-- MATERIAL --

▼

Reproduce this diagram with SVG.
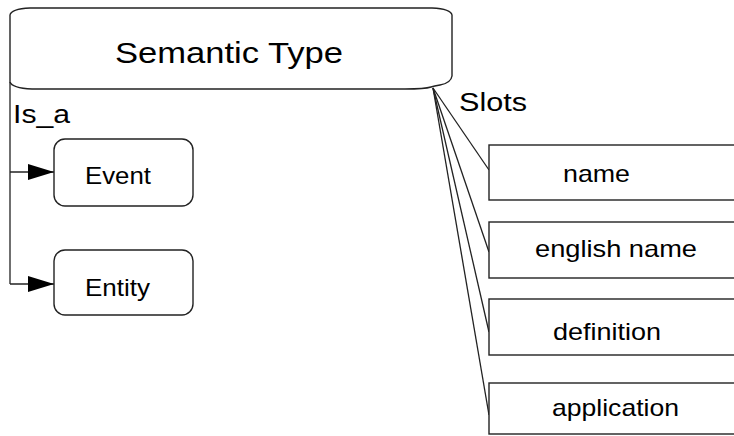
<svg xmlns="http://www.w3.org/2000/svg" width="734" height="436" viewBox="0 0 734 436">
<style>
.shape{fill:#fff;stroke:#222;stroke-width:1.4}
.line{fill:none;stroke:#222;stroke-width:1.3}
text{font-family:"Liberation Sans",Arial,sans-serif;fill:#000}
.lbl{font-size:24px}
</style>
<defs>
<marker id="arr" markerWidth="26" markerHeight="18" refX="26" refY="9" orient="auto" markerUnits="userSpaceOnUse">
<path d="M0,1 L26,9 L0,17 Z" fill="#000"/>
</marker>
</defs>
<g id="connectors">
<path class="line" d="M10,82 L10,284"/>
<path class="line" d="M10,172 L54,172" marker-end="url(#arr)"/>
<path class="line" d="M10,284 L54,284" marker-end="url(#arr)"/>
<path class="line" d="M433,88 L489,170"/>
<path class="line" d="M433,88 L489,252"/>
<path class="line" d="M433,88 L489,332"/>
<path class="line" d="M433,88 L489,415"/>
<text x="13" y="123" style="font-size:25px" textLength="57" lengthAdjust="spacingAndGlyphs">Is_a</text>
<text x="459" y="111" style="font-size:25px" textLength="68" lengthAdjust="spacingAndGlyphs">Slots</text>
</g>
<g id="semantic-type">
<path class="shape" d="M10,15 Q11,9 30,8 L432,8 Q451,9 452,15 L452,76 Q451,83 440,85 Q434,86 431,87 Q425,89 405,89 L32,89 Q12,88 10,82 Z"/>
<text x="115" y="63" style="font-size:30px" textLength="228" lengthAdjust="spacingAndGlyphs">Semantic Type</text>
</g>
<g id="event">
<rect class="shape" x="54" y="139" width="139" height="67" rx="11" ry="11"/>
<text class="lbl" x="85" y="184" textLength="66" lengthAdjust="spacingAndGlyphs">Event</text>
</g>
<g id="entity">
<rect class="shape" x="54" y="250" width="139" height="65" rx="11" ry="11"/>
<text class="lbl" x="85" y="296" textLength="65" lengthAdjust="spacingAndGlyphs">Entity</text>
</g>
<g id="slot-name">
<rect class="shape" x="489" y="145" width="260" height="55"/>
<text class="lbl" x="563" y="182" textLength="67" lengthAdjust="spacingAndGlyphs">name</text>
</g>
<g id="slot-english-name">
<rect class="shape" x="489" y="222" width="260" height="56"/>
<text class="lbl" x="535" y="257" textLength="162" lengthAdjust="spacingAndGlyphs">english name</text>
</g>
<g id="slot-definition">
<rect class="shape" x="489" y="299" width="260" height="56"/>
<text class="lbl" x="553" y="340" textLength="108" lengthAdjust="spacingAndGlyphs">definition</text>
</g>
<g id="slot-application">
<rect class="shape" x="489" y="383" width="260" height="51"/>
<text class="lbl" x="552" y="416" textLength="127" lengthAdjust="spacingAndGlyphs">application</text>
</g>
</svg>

▲

-- AIM OF THE TASK --
Copy every line of the data word for word, omitting the images.

-- SOLUTION TO THE PROBLEM --
Reproduce this diagram with SVG.
<svg xmlns="http://www.w3.org/2000/svg" width="734" height="436" viewBox="0 0 734 436">
<style>
.shape{fill:#fff;stroke:#222;stroke-width:1.4}
.line{fill:none;stroke:#222;stroke-width:1.3}
text{font-family:"Liberation Sans",Arial,sans-serif;fill:#000}
.lbl{font-size:24px}
</style>
<defs>
<marker id="arr" markerWidth="26" markerHeight="18" refX="26" refY="9" orient="auto" markerUnits="userSpaceOnUse">
<path d="M0,1 L26,9 L0,17 Z" fill="#000"/>
</marker>
</defs>
<g id="connectors">
<path class="line" d="M10,82 L10,284"/>
<path class="line" d="M10,172 L54,172" marker-end="url(#arr)"/>
<path class="line" d="M10,284 L54,284" marker-end="url(#arr)"/>
<path class="line" d="M433,88 L489,170"/>
<path class="line" d="M433,88 L489,252"/>
<path class="line" d="M433,88 L489,332"/>
<path class="line" d="M433,88 L489,415"/>
<text x="13" y="123" style="font-size:25px" textLength="57" lengthAdjust="spacingAndGlyphs">Is_a</text>
<text x="459" y="111" style="font-size:25px" textLength="68" lengthAdjust="spacingAndGlyphs">Slots</text>
</g>
<g id="semantic-type">
<path class="shape" d="M10,15 Q11,9 30,8 L432,8 Q451,9 452,15 L452,76 Q451,83 440,85 Q434,86 431,87 Q425,89 405,89 L32,89 Q12,88 10,82 Z"/>
<text x="115" y="63" style="font-size:30px" textLength="228" lengthAdjust="spacingAndGlyphs">Semantic Type</text>
</g>
<g id="event">
<rect class="shape" x="54" y="139" width="139" height="67" rx="11" ry="11"/>
<text class="lbl" x="85" y="184" textLength="66" lengthAdjust="spacingAndGlyphs">Event</text>
</g>
<g id="entity">
<rect class="shape" x="54" y="250" width="139" height="65" rx="11" ry="11"/>
<text class="lbl" x="85" y="296" textLength="65" lengthAdjust="spacingAndGlyphs">Entity</text>
</g>
<g id="slot-name">
<rect class="shape" x="489" y="145" width="260" height="55"/>
<text class="lbl" x="563" y="182" textLength="67" lengthAdjust="spacingAndGlyphs">name</text>
</g>
<g id="slot-english-name">
<rect class="shape" x="489" y="222" width="260" height="56"/>
<text class="lbl" x="535" y="257" textLength="162" lengthAdjust="spacingAndGlyphs">english name</text>
</g>
<g id="slot-definition">
<rect class="shape" x="489" y="299" width="260" height="56"/>
<text class="lbl" x="553" y="340" textLength="108" lengthAdjust="spacingAndGlyphs">definition</text>
</g>
<g id="slot-application">
<rect class="shape" x="489" y="383" width="260" height="51"/>
<text class="lbl" x="552" y="416" textLength="127" lengthAdjust="spacingAndGlyphs">application</text>
</g>
</svg>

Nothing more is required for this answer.